Les principaux axes qui relient les quartiers de N’Djaména, comme l’Avenues Ngarta Tombalbaye, Charles de Gaulle, Mobutu, etc caractérisée en temps normal par une densité de circulation, ne le sont plus, depuis le 1er janvier 2021. Les taxis et minibus qui desservent les quartiers reculés sont obligés de garer dès le premier jour du nouvel an. C’est la conséquence du décret 2585, du 31 janvier 2020, portant confinement de la ville de N’Djaména qui, en plus de la fermeture des frontières aériennes et terrestres, interdit les transports urbains et interurbains, à cause de la recrudescence du coronavirus, selon les autorités.
Estimée à plus de deux millions, la population n’djaménoise subit depuis cette date les conséquences drastiques d’une interdiction de circuler par bus ou taxis, qui sont les moyens de transport en communs, à la bourse de la majorité des ménages n’djaménois. Les mototaxis sont les seuls moyens de transport qui s’offrent aux citoyens qui ne disposent pas d’engins. Du coup, les conducteurs des motos, communément appelés “clandomen”, augmentent le prix de leurs prestations, sans tenir compte de la distance à parcourir. Ainsi, Mariam a été obligée de suspendre ses activités après avoir difficilement supporté les dépenses de deux jours de transport en mototaxi. “Je me suis rendue compte que je ne peux plus continuer à dépenser presque 3000 francs CFA par jour de transport aller-retour, alors que je dépensais tout au plus 600 francs pour mon transport Boutalbagar-marché à mil pour vendre les légumes. C’est mieux de rester à la maison avec mes enfants que de dépenser une telle somme sur le clando”, déplore-t-elle.
A cause du transport, le prix de tout ce qui se vend en cette période de restriction a grimpé.

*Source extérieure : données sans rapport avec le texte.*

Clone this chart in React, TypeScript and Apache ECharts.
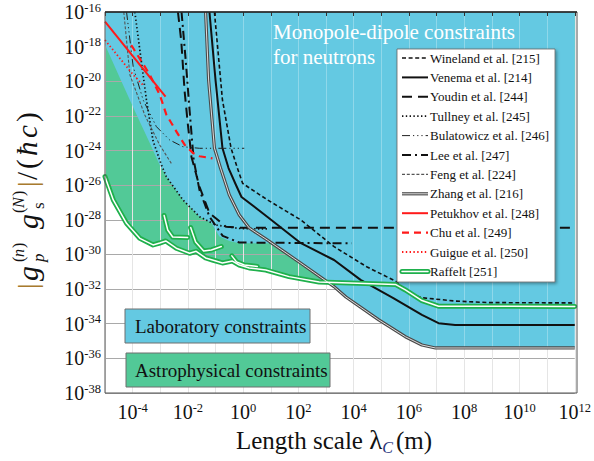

Aller en moto clando revient très cher à la population pauvre. Une courte distance coûte 500 francs ou plus. C’est à prendre ou à laisser, chantent les clandomen. Les clients qui, parfois, n’ont pas de choix, mais, sont tenus d’être chez eux avant l’heure du couvre-feu en sont obligés. Ainsi, beaucoup de personnes qui n’en ont pas les moyens, se livrent au sport à pieds, contre leur gré, pour faire face à la situation. Du coup, les frustrations sont patentes. “Nos autorités ne soucient pas du bien-être de leur population. Une ville comme N’Djaména ne peut pas fonctionner sans transport en commun. Même si la maladie existe toujours, ce n’est pas une raison d’interdire le transport en commun. C’est une activité qui nourrit beaucoup de personnes et c’est grâce aux transports en commun que, nous les pauvres, nous nous déplaçons”, s’écrie Souleyman, boucher.
“Il faut que les autorités comprennent qu’elles ont échoué dans la gestion du pays, car il y a plus de pauvres que de riches. Ce qui fait que les décisions qu’elles prennent sont impopulaires. Imaginez-vous, je suis conducteur de taxi, c’est de ça que je nourris ma famille. Mais, je suis dans la deuxième semaine sans activité. Comment pourrai-je m’occuper de ma petite famille?”, s’emporte Saleh Ibrahim, taximan sur la route Dembé-marché central.
Le lendemain de l’entrée en vigueur du décret interdisant la circulation des bus et taxis, le Syndicat des transporteurs a réagi et estime par la suite que son cri de cœur allait être écouté par les autorités. Mais c’est peine perdue, car la mesure est renouvelée jusqu’au 14 janvier.